WHAT IS REQUIRED: Leave out the pictures; transcribe all else exactly.

----- SOURCE DATA -----

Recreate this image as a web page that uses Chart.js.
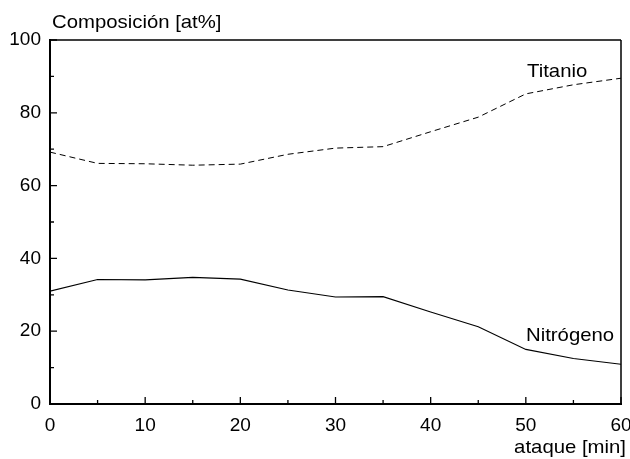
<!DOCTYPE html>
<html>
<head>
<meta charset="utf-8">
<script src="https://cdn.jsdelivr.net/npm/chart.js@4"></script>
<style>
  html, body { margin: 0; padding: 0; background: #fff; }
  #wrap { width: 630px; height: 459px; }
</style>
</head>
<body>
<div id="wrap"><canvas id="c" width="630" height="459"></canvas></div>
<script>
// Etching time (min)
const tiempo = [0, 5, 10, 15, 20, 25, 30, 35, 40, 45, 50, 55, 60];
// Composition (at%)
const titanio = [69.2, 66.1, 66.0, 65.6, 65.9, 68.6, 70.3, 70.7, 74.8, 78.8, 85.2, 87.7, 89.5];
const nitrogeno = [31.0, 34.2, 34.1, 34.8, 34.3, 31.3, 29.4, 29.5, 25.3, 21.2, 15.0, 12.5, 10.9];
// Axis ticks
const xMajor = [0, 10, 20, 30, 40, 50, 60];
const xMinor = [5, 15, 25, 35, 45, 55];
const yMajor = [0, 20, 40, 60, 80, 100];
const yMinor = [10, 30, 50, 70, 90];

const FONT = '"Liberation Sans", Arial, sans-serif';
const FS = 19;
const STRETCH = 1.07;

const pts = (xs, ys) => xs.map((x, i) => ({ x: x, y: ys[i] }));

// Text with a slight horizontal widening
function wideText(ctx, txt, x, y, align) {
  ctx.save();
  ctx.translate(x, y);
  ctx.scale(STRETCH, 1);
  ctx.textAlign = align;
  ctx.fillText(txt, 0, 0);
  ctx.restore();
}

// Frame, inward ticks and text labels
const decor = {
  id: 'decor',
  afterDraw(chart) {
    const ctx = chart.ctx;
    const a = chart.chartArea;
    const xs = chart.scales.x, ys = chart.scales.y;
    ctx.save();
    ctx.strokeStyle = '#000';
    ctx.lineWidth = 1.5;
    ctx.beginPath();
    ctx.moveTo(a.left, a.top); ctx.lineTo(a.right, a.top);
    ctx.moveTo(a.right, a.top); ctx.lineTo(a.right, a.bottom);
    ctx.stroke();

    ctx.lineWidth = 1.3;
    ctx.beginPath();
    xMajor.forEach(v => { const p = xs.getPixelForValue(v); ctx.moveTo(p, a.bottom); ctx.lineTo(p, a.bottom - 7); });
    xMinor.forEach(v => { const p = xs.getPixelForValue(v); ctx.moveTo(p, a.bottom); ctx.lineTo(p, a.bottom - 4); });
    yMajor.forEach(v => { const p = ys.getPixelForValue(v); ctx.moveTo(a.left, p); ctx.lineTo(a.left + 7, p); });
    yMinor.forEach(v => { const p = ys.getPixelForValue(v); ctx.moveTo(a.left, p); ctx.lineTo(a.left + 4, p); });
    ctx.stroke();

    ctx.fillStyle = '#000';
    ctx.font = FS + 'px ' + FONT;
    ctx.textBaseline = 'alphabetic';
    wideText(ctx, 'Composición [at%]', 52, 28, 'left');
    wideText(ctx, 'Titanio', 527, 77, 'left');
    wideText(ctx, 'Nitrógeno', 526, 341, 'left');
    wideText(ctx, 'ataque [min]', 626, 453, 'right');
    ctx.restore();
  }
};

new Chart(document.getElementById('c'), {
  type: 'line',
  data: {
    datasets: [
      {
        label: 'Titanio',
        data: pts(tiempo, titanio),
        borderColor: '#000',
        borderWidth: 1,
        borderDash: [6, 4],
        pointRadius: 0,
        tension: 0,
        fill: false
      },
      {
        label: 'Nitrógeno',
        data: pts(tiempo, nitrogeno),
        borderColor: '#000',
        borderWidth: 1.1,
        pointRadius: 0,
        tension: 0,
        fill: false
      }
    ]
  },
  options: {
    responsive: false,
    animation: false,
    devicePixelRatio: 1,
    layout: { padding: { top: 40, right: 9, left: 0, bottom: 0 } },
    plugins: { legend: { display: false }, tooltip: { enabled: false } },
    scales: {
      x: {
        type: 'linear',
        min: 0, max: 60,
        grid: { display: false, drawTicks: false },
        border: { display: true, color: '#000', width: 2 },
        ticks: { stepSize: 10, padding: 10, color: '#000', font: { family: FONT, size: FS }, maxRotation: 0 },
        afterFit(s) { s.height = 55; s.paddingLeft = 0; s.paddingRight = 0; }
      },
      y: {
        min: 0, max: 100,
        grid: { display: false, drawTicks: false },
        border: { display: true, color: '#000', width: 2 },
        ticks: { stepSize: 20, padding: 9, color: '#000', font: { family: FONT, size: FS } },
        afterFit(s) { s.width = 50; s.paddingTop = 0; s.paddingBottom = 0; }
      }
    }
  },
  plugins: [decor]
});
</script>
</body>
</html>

-----

CORRECT ANSWER:
Recreate this image as a web page that uses Chart.js.
<!DOCTYPE html>
<html>
<head>
<meta charset="utf-8">
<script src="https://cdn.jsdelivr.net/npm/chart.js@4"></script>
<style>
  html, body { margin: 0; padding: 0; background: #fff; }
  #wrap { width: 630px; height: 459px; }
</style>
</head>
<body>
<div id="wrap"><canvas id="c" width="630" height="459"></canvas></div>
<script>
// Etching time (min)
const tiempo = [0, 5, 10, 15, 20, 25, 30, 35, 40, 45, 50, 55, 60];
// Composition (at%)
const titanio = [69.2, 66.1, 66.0, 65.6, 65.9, 68.6, 70.3, 70.7, 74.8, 78.8, 85.2, 87.7, 89.5];
const nitrogeno = [31.0, 34.2, 34.1, 34.8, 34.3, 31.3, 29.4, 29.5, 25.3, 21.2, 15.0, 12.5, 10.9];
// Axis ticks
const xMajor = [0, 10, 20, 30, 40, 50, 60];
const xMinor = [5, 15, 25, 35, 45, 55];
const yMajor = [0, 20, 40, 60, 80, 100];
const yMinor = [10, 30, 50, 70, 90];

const FONT = '"Liberation Sans", Arial, sans-serif';
const FS = 19;
const STRETCH = 1.07;

const pts = (xs, ys) => xs.map((x, i) => ({ x: x, y: ys[i] }));

// Text with a slight horizontal widening
function wideText(ctx, txt, x, y, align) {
  ctx.save();
  ctx.translate(x, y);
  ctx.scale(STRETCH, 1);
  ctx.textAlign = align;
  ctx.fillText(txt, 0, 0);
  ctx.restore();
}

// Frame, inward ticks and text labels
const decor = {
  id: 'decor',
  afterDraw(chart) {
    const ctx = chart.ctx;
    const a = chart.chartArea;
    const xs = chart.scales.x, ys = chart.scales.y;
    ctx.save();
    ctx.strokeStyle = '#000';
    ctx.lineWidth = 1.5;
    ctx.beginPath();
    ctx.moveTo(a.left, a.top); ctx.lineTo(a.right, a.top);
    ctx.moveTo(a.right, a.top); ctx.lineTo(a.right, a.bottom);
    ctx.stroke();

    ctx.lineWidth = 1.3;
    ctx.beginPath();
    xMajor.forEach(v => { const p = xs.getPixelForValue(v); ctx.moveTo(p, a.bottom); ctx.lineTo(p, a.bottom - 7); });
    xMinor.forEach(v => { const p = xs.getPixelForValue(v); ctx.moveTo(p, a.bottom); ctx.lineTo(p, a.bottom - 4); });
    yMajor.forEach(v => { const p = ys.getPixelForValue(v); ctx.moveTo(a.left, p); ctx.lineTo(a.left + 7, p); });
    yMinor.forEach(v => { const p = ys.getPixelForValue(v); ctx.moveTo(a.left, p); ctx.lineTo(a.left + 4, p); });
    ctx.stroke();

    ctx.fillStyle = '#000';
    ctx.font = FS + 'px ' + FONT;
    ctx.textBaseline = 'alphabetic';
    wideText(ctx, 'Composición [at%]', 52, 28, 'left');
    wideText(ctx, 'Titanio', 527, 77, 'left');
    wideText(ctx, 'Nitrógeno', 526, 341, 'left');
    wideText(ctx, 'ataque [min]', 626, 453, 'right');
    ctx.restore();
  }
};

new Chart(document.getElementById('c'), {
  type: 'line',
  data: {
    datasets: [
      {
        label: 'Titanio',
        data: pts(tiempo, titanio),
        borderColor: '#000',
        borderWidth: 1,
        borderDash: [6, 4],
        pointRadius: 0,
        tension: 0,
        fill: false
      },
      {
        label: 'Nitrógeno',
        data: pts(tiempo, nitrogeno),
        borderColor: '#000',
        borderWidth: 1.1,
        pointRadius: 0,
        tension: 0,
        fill: false
      }
    ]
  },
  options: {
    responsive: false,
    animation: false,
    devicePixelRatio: 1,
    layout: { padding: { top: 40, right: 9, left: 0, bottom: 0 } },
    plugins: { legend: { display: false }, tooltip: { enabled: false } },
    scales: {
      x: {
        type: 'linear',
        min: 0, max: 60,
        grid: { display: false, drawTicks: false },
        border: { display: true, color: '#000', width: 2 },
        ticks: { stepSize: 10, padding: 10, color: '#000', font: { family: FONT, size: FS }, maxRotation: 0 },
        afterFit(s) { s.height = 55; s.paddingLeft = 0; s.paddingRight = 0; }
      },
      y: {
        min: 0, max: 100,
        grid: { display: false, drawTicks: false },
        border: { display: true, color: '#000', width: 2 },
        ticks: { stepSize: 20, padding: 9, color: '#000', font: { family: FONT, size: FS } },
        afterFit(s) { s.width = 50; s.paddingTop = 0; s.paddingBottom = 0; }
      }
    }
  },
  plugins: [decor]
});
</script>
</body>
</html>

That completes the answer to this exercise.